Friday, January 27, 2023

17. The Little Wartime Library


The Little Wartime Library. Kate Thompson. 2022. 496 pages. [Source: Review copy]

First sentence: An old woman walks up the westbound platform of Bethnal Green Underground Station, moving painfully slowly on account of her arthritis.

Premise/plot: A book about libraries and books set during the Second World War??? YES please. That was my initial first impression. 

The novel has a framework--for better or worse. The opening and closing chapters readers meet an elderly woman and her two daughters. The rest of the novel is set in London's East End during the Second World War. It alternates between two librarians (or one librarian and one librarian assistant). Clara Button is a widow who before the war was a children's librarian. During the war she is managing an underground--literally--library. Bethnal Green tube station is serving many functions these days--including a temporary library structure. She works closely with all classes, all ages. Ruby Monroe, her assistant, is a fiery/feisty vixen who loves living life big--living for today, throwing all caution [and morals] to the wind. She is carrying a burden, though she hates to let it show to just anyone. She encourages Clara, always, to take chances. 

Ruby meets an American soldier, Eddie, with whom she has a whirlwind romance. He is smitten. She's less so, but, wouldn't it be lovely to dream of flying away to America after the war and starting over. 

Clara meets an ambulance driver, Billy, who is hot and cold. She sometimes gets the strongest impressions that he loves her truly and deeply, that this relationship is going somewhere. Other times, he acts like a complete stranger who couldn't care less if he ever sees her again. 

These two meet plenty of people--all ages, all socioeconomic classes, different races. But Clara becomes especially fond of a handful of children. Sparrow, a young boy, whom she is teaching to read. Beatty and Maria, two Jewish refugees from Jersey. 

My thoughts: My first impression was YES PLEASE. It just sounds like it would be an amazing fit for me. Set during the Second World War. A Book about librarians making a difference. BOOKS changing lives. Books as a way to make connections. 

But....this one, sadly, wasn't for me after all. I didn't enjoy the framework, not really. I almost wish we'd had Beatty's perspective in the past too. It was an odd switch, for me, to spend 95% of the book with Clara and Ruby's perspective--all very adult and adult-oriented. And then throw in the bits at the beginning and the end that are from Beatty's perspective seventy plus years later. The past flashbacks contain things that Beatty could not have actually known.

I felt that the novel was TOO busy. There are a million story threads. A story thread might sit vacant for a hundred plus pages only to suddenly make a reappearance. There is so much telling and not showing. And there were literally pages--sometimes whole chapters--that were just info dumps. 

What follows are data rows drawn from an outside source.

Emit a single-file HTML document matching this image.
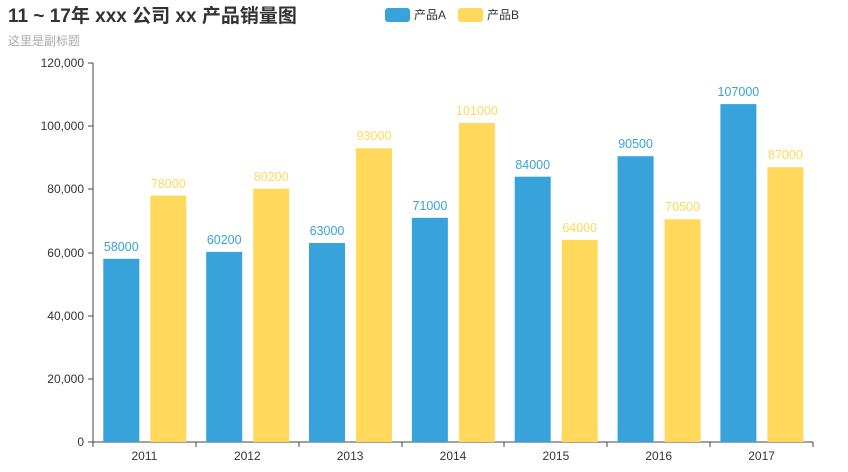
<!DOCTYPE html>
<html><head><meta charset="utf-8"><style>
html,body{margin:0;padding:0;background:#fff;}
svg{display:block;font-family:"Liberation Sans","Noto Sans CJK SC",sans-serif;}
</style></head><body>
<svg width="848" height="472" viewBox="0 0 848 472" xmlns="http://www.w3.org/2000/svg">
<text x="8" y="22" font-size="19" font-weight="bold" fill="#333">11 ~ 17年 xxx 公司 xx 产品销量图</text>
<text x="8" y="45" font-size="12" fill="#aaa">这里是副标题</text>
<rect x="385" y="8" width="25" height="14" rx="3" fill="#38a3da"/>
<text x="414" y="19" font-size="12" fill="#333">产品A</text>
<rect x="458" y="8" width="25" height="14" rx="3" fill="#ffd85c"/>
<text x="487" y="19" font-size="12" fill="#333">产品B</text>
<g stroke="#444" stroke-width="1" shape-rendering="crispEdges">
<line x1="93" y1="63" x2="93" y2="442"/>
<line x1="93" y1="442" x2="813" y2="442"/>
<line x1="88" y1="63" x2="93" y2="63"/><line x1="88" y1="126" x2="93" y2="126"/><line x1="88" y1="189" x2="93" y2="189"/><line x1="88" y1="253" x2="93" y2="253"/><line x1="88" y1="316" x2="93" y2="316"/><line x1="88" y1="379" x2="93" y2="379"/><line x1="88" y1="442" x2="93" y2="442"/>
<line x1="93" y1="442" x2="93" y2="447"/><line x1="196" y1="442" x2="196" y2="447"/><line x1="299" y1="442" x2="299" y2="447"/><line x1="402" y1="442" x2="402" y2="447"/><line x1="504" y1="442" x2="504" y2="447"/><line x1="607" y1="442" x2="607" y2="447"/><line x1="710" y1="442" x2="710" y2="447"/><line x1="813" y1="442" x2="813" y2="447"/>
</g>
<g font-size="12" fill="#333" text-anchor="end">
<text x="84" y="67">120,000</text><text x="84" y="130">100,000</text><text x="84" y="193">80,000</text><text x="84" y="257">60,000</text><text x="84" y="320">40,000</text><text x="84" y="383">20,000</text><text x="84" y="446">0</text>
</g>
<g font-size="12" fill="#333" text-anchor="middle">
<text x="144.4" y="460">2011</text><text x="247.3" y="460">2012</text><text x="350.1" y="460">2013</text><text x="453" y="460">2014</text><text x="555.9" y="460">2015</text><text x="658.7" y="460">2016</text><text x="761.6" y="460">2017</text>
</g>
<g fill="#38a3da">
<rect x="103.3" y="258.8" width="36" height="183.2"/>
<rect x="206.2" y="251.9" width="36" height="190.1"/>
<rect x="309" y="243" width="36" height="199"/>
<rect x="411.9" y="217.8" width="36" height="224.2"/>
<rect x="514.7" y="176.7" width="36" height="265.3"/>
<rect x="617.6" y="156.2" width="36" height="285.8"/>
<rect x="720.4" y="104.1" width="36" height="337.9"/>
</g>
<g fill="#ffd85c">
<rect x="150.3" y="195.6" width="36" height="246.4"/>
<rect x="253.2" y="188.7" width="36" height="253.3"/>
<rect x="356" y="148.3" width="36" height="293.7"/>
<rect x="458.9" y="123" width="36" height="319"/>
<rect x="561.7" y="239.9" width="36" height="202.1"/>
<rect x="664.6" y="219.3" width="36" height="222.7"/>
<rect x="767.4" y="167.2" width="36" height="274.8"/>
</g>
<g font-size="12.5" fill="#38a3da" text-anchor="middle">
<text x="121.3" y="251">58000</text><text x="224.2" y="244">60200</text><text x="327" y="235">63000</text><text x="429.9" y="210">71000</text><text x="532.7" y="169">84000</text><text x="635.6" y="148">90500</text><text x="738.4" y="96">107000</text>
</g>
<g font-size="12.5" fill="#ffd85c" text-anchor="middle">
<text x="168.3" y="188">78000</text><text x="271.2" y="181">80200</text><text x="374" y="140">93000</text><text x="476.9" y="115">101000</text><text x="579.7" y="232">64000</text><text x="682.6" y="211">70500</text><text x="785.4" y="159">87000</text>
</g>
</svg>
</body></html>
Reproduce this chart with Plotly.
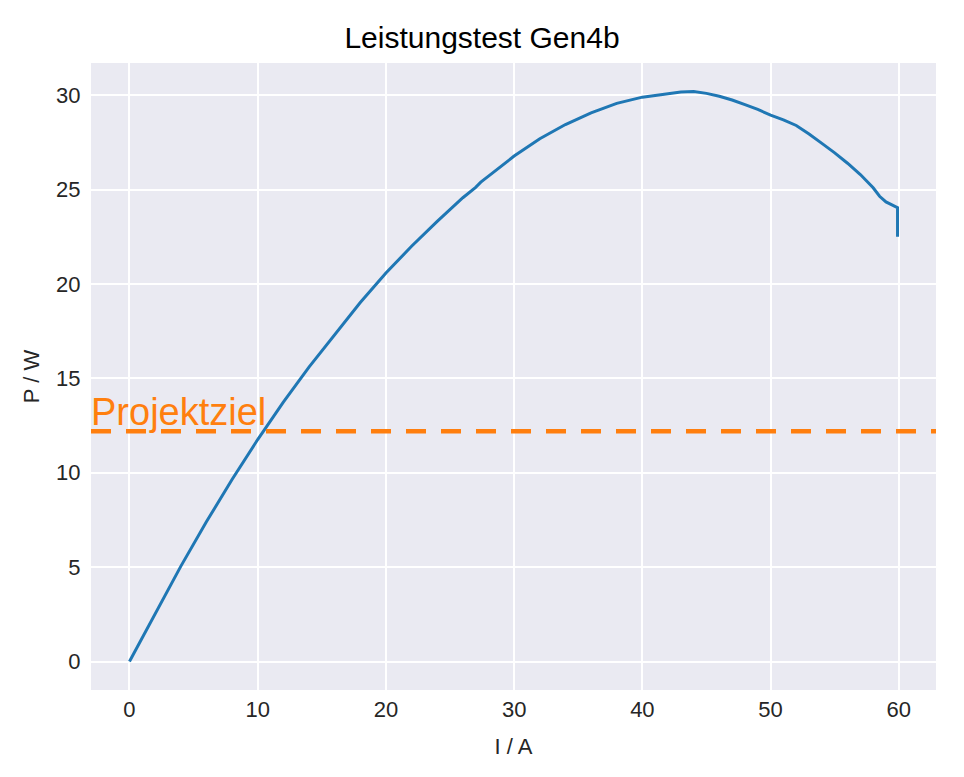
import plotly.graph_objects as go

# Data
I_A = [0, 2, 4, 6, 8, 10, 12, 14, 16, 18, 20, 22, 24, 26, 27, 27.4, 28, 30,
       32, 34, 36, 38, 40, 42, 43, 44, 45, 46, 47, 48, 49, 50, 51, 52, 53,
       54, 55, 56, 57, 58, 58.5, 59, 59.9, 59.9]
P_W = [0, 2.56, 5.04, 7.4, 9.64, 11.76, 13.74, 15.6, 17.34, 19.02, 20.58,
       22.0, 23.32, 24.57, 25.12, 25.4, 25.72, 26.78, 27.7, 28.45, 29.07,
       29.57, 29.9, 30.1, 30.17, 30.2, 30.1, 29.95, 29.75, 29.5, 29.25,
       28.95, 28.7, 28.4, 27.95, 27.45, 26.95, 26.4, 25.8, 25.1, 24.65,
       24.35, 24.05, 22.5]
TARGET_W = 12.2
TARGET_LABEL = "Projektziel"
TITLE = "Leistungstest Gen4b"
X_TICKS = [0, 10, 20, 30, 40, 50, 60]
Y_TICKS = [0, 5, 10, 15, 20, 25, 30]

FONT = "Liberation Sans, Arial, sans-serif"
TICK_COLOR = "#262626"
FIG_W, FIG_H = 948, 761

fig = go.Figure()
fig.add_trace(go.Scatter(
    x=I_A, y=P_W, mode="lines",
    line=dict(color="#1f77b4", width=3),
    showlegend=False, hoverinfo="x+y",
))

fig.add_shape(
    type="line", xref="paper", x0=0, x1=1, yref="y", y0=TARGET_W, y1=TARGET_W,
    line=dict(color="#ff7f0e", width=4.5, dash="20px,15px"),
)
fig.add_annotation(
    xref="paper", x=0, yref="y", y=TARGET_W, xanchor="left", yanchor="bottom",
    text=TARGET_LABEL, showarrow=False, yshift=-4, xshift=-2,
    font=dict(family=FONT, size=38, color="#ff7f0e"),
)

fig.update_layout(
    width=FIG_W, height=FIG_H,
    margin=dict(l=83, r=20, t=55, b=79),
    paper_bgcolor="white",
    plot_bgcolor="#eaeaf2",
    title=dict(text=TITLE, x=0.5, xanchor="center", y=1 - 29 / FIG_H,
               yanchor="middle", yref="container",
               font=dict(family=FONT, size=30, color="black")),
    font=dict(family=FONT, size=22, color=TICK_COLOR),
)
fig.update_xaxes(
    range=[-3.0, 62.9], tickvals=X_TICKS, showgrid=True, gridcolor="white",
    gridwidth=2, zeroline=False, showline=False,
    ticks="outside", ticklen=0, tickcolor="rgba(0,0,0,0)",
    tickfont=dict(family=FONT, size=22, color=TICK_COLOR),
    title=dict(text="I / A", font=dict(family=FONT, size=22, color=TICK_COLOR),
               standoff=17),
)
fig.update_yaxes(
    range=[-1.51, 31.71], tickvals=Y_TICKS, showgrid=True, gridcolor="white",
    gridwidth=2, zeroline=False, showline=False,
    ticks="outside", ticklen=5, tickcolor="rgba(0,0,0,0)",
    tickfont=dict(family=FONT, size=22, color=TICK_COLOR),
    title=dict(text="P / W", font=dict(family=FONT, size=22, color=TICK_COLOR),
               standoff=10),
)

fig.write_html("out.html")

The characters. It makes sense that there would be personal tensions. But why did this story need SO many villains???? So many characters that are one-dimensional and "evil" "mean" "cruel" "vindictive" "callous" "despicable" for literally no reason whatsoever. Two people can disagree on something--even strongly--and not have to be downright EVIL. 

For example, the EVIL man who is out to get Clara Button fired. I can see two librarians--especially at the time--having differing opinions. She wants to serve EVERYONE in the community. She wants the library to be a safe place regardless of age, gender, race/ethnicity, social class, education, etc. He doesn't. Libraries are for refined folks of a certain class or distinction. She wants the library to have ALL the books, and offer information freely. He wants the librarian to be a gatekeeper of morals and virtues. She believes that knowledge is power and that the more you know, the better informed you'll be when it comes to making decisions--big or small. He believes in withholding knowledge/information to maintain the status quo. They have completely different philosophies on HOW a library should operate. His ideas alone would make him a despicable character with modern readers. [I'm not arguing that]. But why did he have to be portrayed as extra-super-exceedingly evil on top of that????

The undercurrent of this one is that Ruby and Clara are fighting against the system, a system that wants to hold women down and deny them. A system that protects rapists and wife-beaters and blames women for daring to speak up. A system that thinks women shouldn't be allowed to read, encouraged to read. 

So much of this one was just ugly. I may not have liked the super-villain-y-villains, but I didn't really like Clara and Ruby either. The writing style just felt hammer-like; let's hit readers over the head for the entire novel to make sure they understand that anyone who would limit access to books is evil.

 

© 2023 Becky Laney of Becky's Book Reviews

1 comment:

Marg said...

What a shame you didn't enjoy this one. I heard an interview with the author and thought it sounded amazing but never got around to acquiring it.

Thanks for sharing your review with the Historical Fiction Reading Challenge!